I was not suggesting that you read the books to help fix this marriage. There is a reason why I suggest these books... not all books are as good.


----------



## knight185 (Jan 9, 2013)

EleGirl said:


> I was not suggesting that you read the books to help fix this marriage. There is a reason why I suggest these books... not all books are as good.


I know what you meant. The lessons learned in the books I read would have helped me if implemented years beforehand. I was wiling to forgive the affair and move on. Although I didn't make her have an affair I contributed to her feeling abandoned. However, the affair damaged her too much and she was too far gone. Certain experiences and memories can poison recovery attempts if the proper work to overcome is not done.


----------



## Andy1001 (Jun 29, 2016)

knight185 said:


> I know what you meant. The lessons learned in the books I read would have helped me if implemented years beforehand. I was wiling to forgive the affair and move on. Although I didn't make her have an affair I contributed to her feeling abandoned. However, the affair damaged her too much and she was too far gone. Certain experiences and memories can poison recovery attempts if the proper work to overcome is not done.


You are taking far too much responsibility for your wife's affair,you may be an introvert and maybe you were not "emotionally" there for her but it was her choice to sleep with at least two different guys and reading between the lines you seem to be suggesting it was even more.
Two things strike me here.One is that you say her business is not doing well,in that case prepare for her to come after you for as much as she can get.The other thing is stay away from her.If you sleep with her even once then adultry is off the table in any divorce settlement,in a lot of states anyway.


----------



## Robbie1234 (Feb 8, 2017)

Women are great for blaming everyone except themselves when they cheat. I learned this when I caught my wife for the second and last time. Move on and divorce her as quick as you can.


----------



## TaDor (Dec 20, 2015)

The only concerns for you should be JUST with your son and what every requirements you need to do legally regarding him and the divorce.

If the pregnacy and such is too much of a hassle, she could alway abort or adopt. Either way - NOT YOUR problem. It sucks that your son will have a half-sibling from an affair... so its a bit of a Crappy relationship that he will be stuck with... more so than you.

Don't lift a finger. Don't listen to her crying over how she screwed up and wants to "come back" - so you can help raise her bastard affair baby while the POSOM runs off and bangs other wives, etc.

Say "that is not my responsabilty, call butt-face - that is yours and his problem. BUh-bye"


----------



## Satya (Jun 22, 2012)

@knight185, not to put too fine a point on it, but she should already be in the pile called, "not my problem anymore." She's an adult and responsible for her own choices in life. Was she ever alone, without a man to support her (emotionally or otherwise) for any stretch of time in her life? If not, that's pretty telling. 

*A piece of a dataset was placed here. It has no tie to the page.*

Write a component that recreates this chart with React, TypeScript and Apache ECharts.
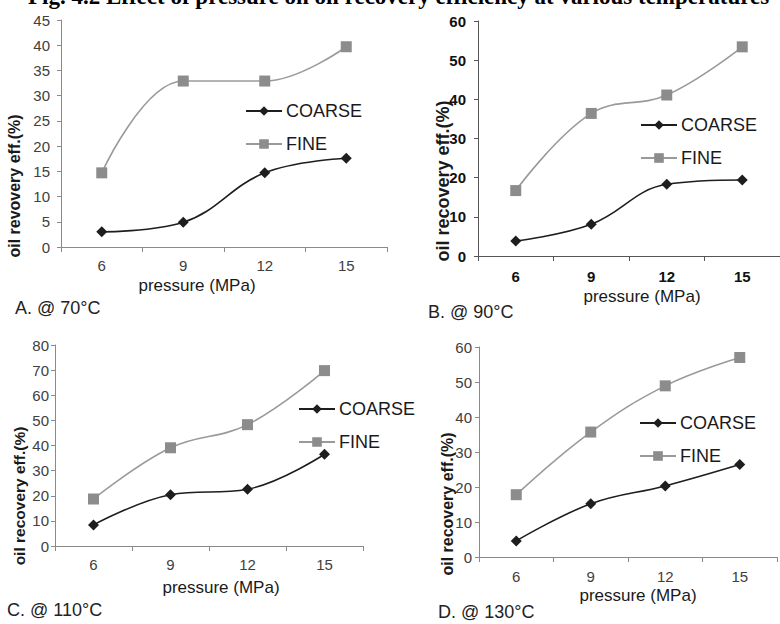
import React, { useEffect, useRef } from 'react';
import * as echarts from 'echarts';

// ---- data ----
const categories = ['6', '9', '12', '15'];
const seriesNames = ['COARSE', 'FINE'];

const coarseA = [3.0, 4.9, 14.7, 17.6];
const fineA = [14.7, 32.9, 32.9, 39.7];
const coarseB = [3.8, 8.1, 18.3, 19.4];
const fineB = [16.7, 36.4, 41.1, 53.4];
const coarseC = [8.4, 20.4, 22.6, 36.5];
const fineC = [18.7, 39.1, 48.3, 69.8];
const coarseD = [4.6, 15.2, 20.3, 26.4];
const fineD = [17.8, 35.7, 48.9, 57.0];

const yMaxes = [45, 60, 80, 60];
const yIntervals = [5, 10, 10, 10];

const panelLabels = ['A. @ 70°C', 'B. @ 90°C', 'C. @ 110°C', 'D. @ 130°C'];
const yNames = ['oil revovery eff.(%)', 'oil recovery eff.(%)', 'oil recovery eff.(%)', 'oil recovery eff.(%)'];
const xName = 'pressure (MPa)';
const titleText = 'Fig. 4.2 Effect of pressure on oil recovery efficiency at various temperatures';

const FONT = '"Liberation Sans", Arial, sans-serif';

export default function App() {
  const ref = useRef<HTMLDivElement>(null);

  useEffect(() => {
    const chart = echarts.init(ref.current!, null, { renderer: 'svg' });
    const coarse = [coarseA, coarseB, coarseC, coarseD];
    const fine = [fineA, fineB, fineC, fineD];

    // layout (positions only)
    const layout = [
      { grid: { left: 61, top: 20, width: 326, height: 227 }, legend: { left: 240, top: 97 }, yLab: 11, xLab: 11, axisColor: '#8a8a8a', tickColor: '#404040', bold: false,
        xNamePos: [197, 285], yNamePos: [14, 186], yNameSize: 16, labelPos: [15, 308] },
      { grid: { left: 478, top: 21, width: 305, height: 235 }, legend: { left: 635, top: 111 }, yLab: 12, xLab: 13, axisColor: '#555555', tickColor: '#111111', bold: true,
        xNamePos: [642, 296], yNamePos: [443, 181], yNameSize: 18, labelPos: [428, 312] },
      { grid: { left: 55, top: 345, width: 308, height: 201 }, legend: { left: 293, top: 395 }, yLab: 6, xLab: 11, axisColor: '#8a8a8a', tickColor: '#404040', bold: false,
        xNamePos: [221, 587], yNamePos: [19, 496], yNameSize: 15.5, labelPos: [7, 610] },
      { grid: { left: 479, top: 347, width: 298, height: 210 }, legend: { left: 634, top: 409 }, yLab: 7, xLab: 12, axisColor: '#8a8a8a', tickColor: '#404040', bold: false,
        xNamePos: [638, 595], yNamePos: [447, 504], yNameSize: 16, labelPos: [438, 612] },
    ];

    const grid = layout.map((l) => ({ ...l.grid, containLabel: false }));
    const xAxis = layout.map((l, i) => ({
      type: 'category',
      gridIndex: i,
      data: categories,
      boundaryGap: true,
      axisLine: { show: true, lineStyle: { color: l.axisColor, width: 1 } },
      axisTick: { show: true, length: 5, lineStyle: { color: l.axisColor } },
      axisLabel: { margin: l.xLab, fontSize: 15, fontFamily: FONT, color: l.tickColor, fontWeight: l.bold ? 'bold' : 'normal' },
      splitLine: { show: false },
    }));
    const yAxis = layout.map((l, i) => ({
      type: 'value',
      gridIndex: i,
      min: 0,
      max: yMaxes[i],
      interval: yIntervals[i],
      axisLine: { show: true, lineStyle: { color: l.axisColor, width: 1 } },
      axisTick: { show: true, length: 4, lineStyle: { color: l.axisColor } },
      axisLabel: { margin: l.yLab, fontSize: 15, fontFamily: FONT, color: l.tickColor, fontWeight: l.bold ? 'bold' : 'normal' },
      splitLine: { show: false },
    }));

    const series: any[] = [];
    for (let i = 0; i < 4; i++) {
      series.push({
        name: seriesNames[0],
        type: 'line',
        xAxisIndex: i,
        yAxisIndex: i,
        data: coarse[i],
        smooth: 0.4,
        symbol: 'diamond',
        symbolSize: 11,
        lineStyle: { color: '#1e1e1e', width: 1.6 },
        itemStyle: { color: '#1e1e1e' },
      });
      series.push({
        name: seriesNames[1],
        type: 'line',
        xAxisIndex: i,
        yAxisIndex: i,
        data: fine[i],
        smooth: 0.4,
        symbol: 'rect',
        symbolSize: 11,
        lineStyle: { color: '#9a9a9a', width: 1.6 },
        itemStyle: { color: '#8c8c8c' },
      });
    }

    const legend = layout.map((l) => ({
      data: seriesNames,
      orient: 'vertical',
      left: l.legend.left,
      top: l.legend.top,
      itemWidth: 36,
      itemHeight: 12,
      itemGap: 15,
      selectedMode: false,
      textStyle: { fontSize: 18, fontFamily: FONT, color: '#1a1a1a', lineHeight: 18, padding: [0, 0, 0, -1] },
    }));

    const graphic: any[] = [
      {
        type: 'text',
        x: 28,
        y: 8,
        style: { text: titleText, font: 'bold 23px "Liberation Serif", "Times New Roman", serif', fill: '#000', verticalAlign: 'bottom' },
      },
    ];
    layout.forEach((l, i) => {
      graphic.push({
        type: 'text',
        x: l.xNamePos[0],
        y: l.xNamePos[1],
        style: { text: xName, font: `17px ${FONT}`, fill: '#1a1a1a', align: 'center', verticalAlign: 'middle' },
      });
      graphic.push({
        type: 'text',
        x: l.yNamePos[0],
        y: l.yNamePos[1],
        rotation: Math.PI / 2,
        style: { text: yNames[i], font: `bold ${l.yNameSize}px ${FONT}`, fill: '#1a1a1a', align: 'center', verticalAlign: 'middle' },
      });
      graphic.push({
        type: 'text',
        x: l.labelPos[0],
        y: l.labelPos[1],
        style: { text: panelLabels[i], font: `18px ${FONT}`, fill: '#222', align: 'left', verticalAlign: 'middle' },
      });
    });

    chart.setOption({
      animation: false,
      backgroundColor: '#ffffff',
      grid,
      xAxis,
      yAxis,
      legend,
      series,
      graphic,
    });
    return () => chart.dispose();
  }, []);

  return (
    <div
      ref={ref}
      style={{ position: 'absolute', left: 0, top: 0, width: 780, height: 624, background: '#fff' }}
    />
  );
}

It's not your job to save her. She's likely pregnant and scared because deep down she knows her AP won't step up to play the role she desperately needs. You were more dependable, the person who was grounded, so of course she's sending out feelers. 

She needs to learn that when we f-up, it's our responsibly to own it and deal with it, not other people's job to fix it for us. The same was true in your marriage. If unhappy, it was her responsibility to find a solution that didn't involve cheating on you. Saying or hinting that your introverted nature is what drove her to an affair is rich (if that's what she did). That is shirking personal responsibility, and a child does that. You don't need another child. You need a woman who owns her stuff and knows how to take care of getting her needs met with minimal casualties in her wake.

Communicate with her regarding your son, but not over anything else not needed. When she says she's lonely you should be answering, "I'm sorry you feel that way" and move on. Don't be her emotional gauze pad and don't get sucked in. It will vastly set back your own healing.


----------



## JohnA (Jun 24, 2015)

Satya, Amem


----------



## oldshirt (Apr 1, 2017)

Not your circus, not your monkey anymore.

You owe her what the court says you owe in the final decrie. Not a thing more.


----------



## leon2100 (May 13, 2015)

That grass is not always greener reminds me about a couple of old friends and their thoughts on infidelity, etc

1. lawrence - "All cats are gray in the dark" - 
2. Vern: "***** hopping is a full time business"

back in the 70s we all worked at the same company and there were a lot of married guys screwing around with secretaries.


----------